You may continue to see the world as us vs. them and focus on the "trade deficit" that pits country vs. country instead of welcoming the rising prosperity of people across the world that is the product of free trade. But nobody would confuse that divisive mindset for the mindset of Dr. King, who wanted all to live better lives, seeing what connects us rather than dividing us along arbitrary lines.

The irony is that the barriers you advocate in the name of "community" are actually built on greed, designed entirely with the idea of grabbing every dollar for yourself. It is why Nobel Prize Winner Muhammad Yunus, the creator of microloans for the poor, says "Protectionism is built up in each nation in the name of the poor, but its real beneficiaries are the rich and clever people who know how to manipulate the system. By contrast, the poor have a better chance in a bigger open market. Everyone would benefit from the free flow of commodities, finances and people."

Paul Krugman adds his voice, saying in his book Pop Internationalism "If the West throws up barriers to imports out of a misguided belief that they will protect Western living standards, the effect could be to destroy the most promising aspect of today's world economy: the beginning of widespread economic development, of hopes for a decent living standard for hundreds of millions, even billions, of human beings. Economic growth in the Third World is an opportunity, not a threat."

What do you have to offer that justifies risking the poverty of so many who have escaped that trap other than fear and division?

I choose Prosperity (with you)

Mr Meyers,

I really appreciate you willingness to want to see a civil rights issue here with global poverty. It just wasn't at all clear when you wrote you original post. So, I appeal to your sensitivity to the well being of the unfortunate when I ask you to understand that I thought it as an insulting use of Dr. King's work supporting people who were so obviously being discriminated against as an argument for just a global economy.

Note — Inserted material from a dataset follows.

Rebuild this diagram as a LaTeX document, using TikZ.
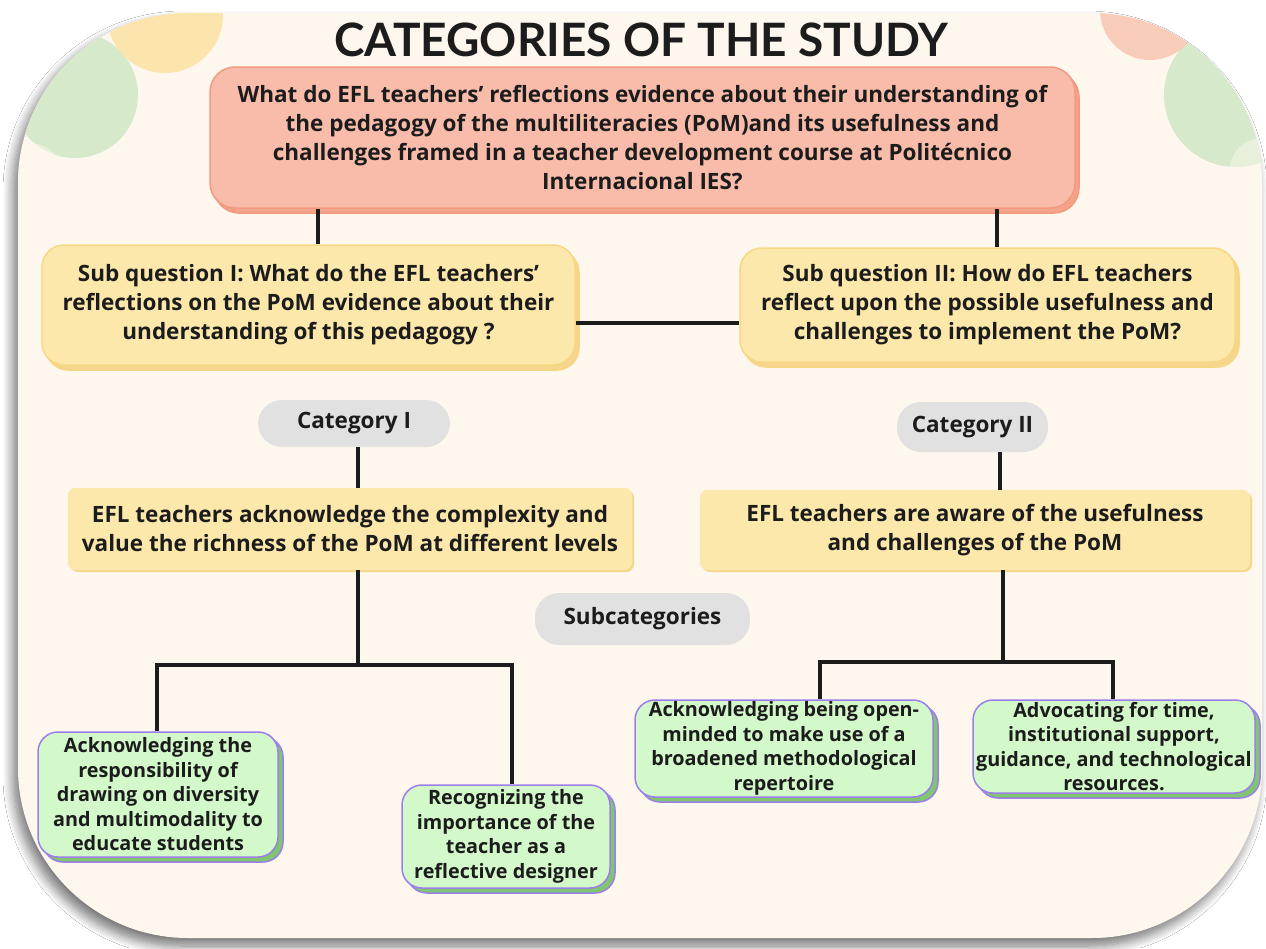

Even though the World Bank disagrees with you on the reduction of world wide poverty (http://www.globalissues.org/article/26/poverty-facts-and-stats) and Muhammad Yunus has a different take,

"Globalisation, an offshoot of the capitalist economic system, did unleash the forces of trade, growth and poverty reduction across the globe for a long period. But now it seems the day of reckoning is upon us...what is now certain is that far too many people around the globe are afflicted with the negative consequences of the destructive process inherent in capitalism and addressing their call for resuscitation has become a global imperative,"

it is clear that a global economy is working for the world's poor. Especially with food, "http://www.washingtonpost.com/wp-dyn/content/article/2009/11/22/AR2009112201478.html?sub=AR"

Even Paul Krugman sees that by targeting specific world regions to solely produce certain food resources isn't vulnerable, http://www.nytimes.com/2011/02/07/opinion/07krugman.html?_r=1

For me to begin to even justify my position is simply wrong. It seems I can not offer a solution to save the world's hungry (all 935 million) because such an effective solution is already forming and in strong support by your sources.